It’s impossible to compile a list of favourite books but here’s a few:

  • My Place by academic Sally Morgan outlines aspects of her life, but in particular, events in the lives of her Aboriginal ancestors in Western Australia and exploitation at the hands of white station owners and pastoralists;
  • Chloe Hooper’s The Tall Man: Death and Life on Palm Island details day-to-day events and important legal issues and trials related to the tragic death of Cameron Doomadgee on Queensland’s Palm Island;
  • The Narrow Road to the Deep North by Richard Flanagan (awarded the 2014 Man Booker Prize) focuses on the experiences of Australian Prisoner of War, Dorrigo Evans, and is based on Flanagan’s father, Arch as well as the sacrifices of Dr Edward ‘Weary’ Dunlop.
  • In Glass After Glass, Barbara Blackman describes her early life in 1930s-1940s Brisbane, marriage to artist, Charles Blackman and life in various parts of Australia and overseas, including their experiences of mixing with the avant garde set;
  • My Brother Jack by George Johnston; The Harp in the South, Fishing in the Styx and other titles by Ruth Park; Frank Hardy’s novels including Power Without Glory; Mandy Sayer’s Velocity; Tim Winton’s Breath and Dirt Music; and various works of Kate Grenville, Helen Garner, Rhyll McMaster, Louis Nowra and John Mortimore;
  • Rock stars have good fodder for books: Chronicles by Bob Dylan; Don Walker’s, Shots; Paper Paradise: Confessions of A Rock ‘N’ Roll Survivor from Glenn Wheatley, and Sex and Thugs and Rock ‘N’ Roll by Billy Thorpe are only the tip of the iceberg when it comes to great reads on rock star lives;
  • In the Pulitzer Prize winning, Personal History, Katharine Graham, gives a detailed account of life in the corridors of power after she took over as head of The Washington Post on the death of her husband, Phil Graham.

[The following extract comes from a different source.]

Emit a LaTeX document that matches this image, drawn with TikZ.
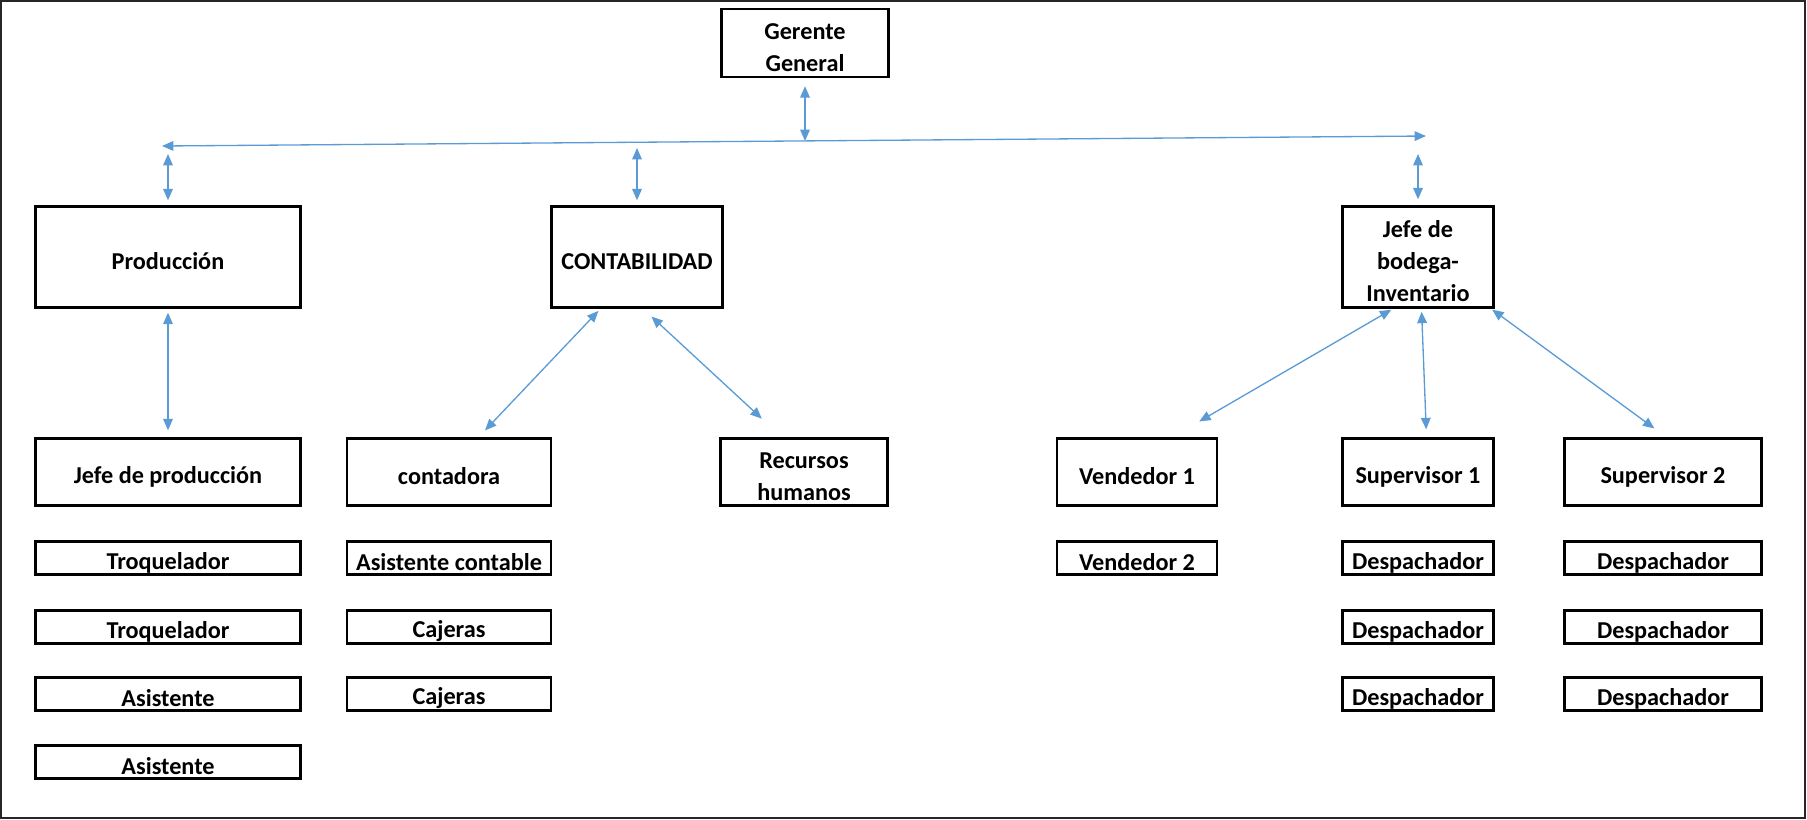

Covering many years, the book cites details of the Pentagon Papers, Watergate saga and the great names of the newspaper such as Bob Woodward, Carl Bernstein and Ben Bradlee.
  • Maggie Tabberer’s, Maggie, is frank about her time as a model and television presenter, life in the fast lane and experiences of child raising and marriages and particular events in Australia;
  • The Life and Myth of Charmian Clift by Nadia Wheatley; David Marr’s Patrick White: A Life; Actor-writer, Graeme Blundell’s autobiography, The Naked Truth: A Life in Parts and his biography of artist Brett Whiteley, Whiteley (co-written with Margot Hilton); Brett written by Whiteley’s sister, Frannie Hopkirk;
  • Sydney barrister, Chester Porter’s, Walking on Water: A Life in the Law, is a great read, with chapters including: “Human Nature at its Worst”, “The Voyager Royal Commission”, “The Prisons Royal Commission”, “Roger Rogerson” and others including on prisons, the drug trade, battling the police and representing the underdog;
  • Books on: former Australian Prime Ministers including John He Did It His Way Gorton by Ian Hancock, Chifley by David Day and Don Watson’s Keating: The Inside Story; Bob Carr’s Thoughtlines: Reflections of a Public Man and Diary of a Foreign Minister; Graham Richardson’s Whatever It Takes;
  • Various books on American politics by Doris Graber, Joe McGinniss, Robert A Caro, Barack Obama, Bill Clinton (and many other authors of course).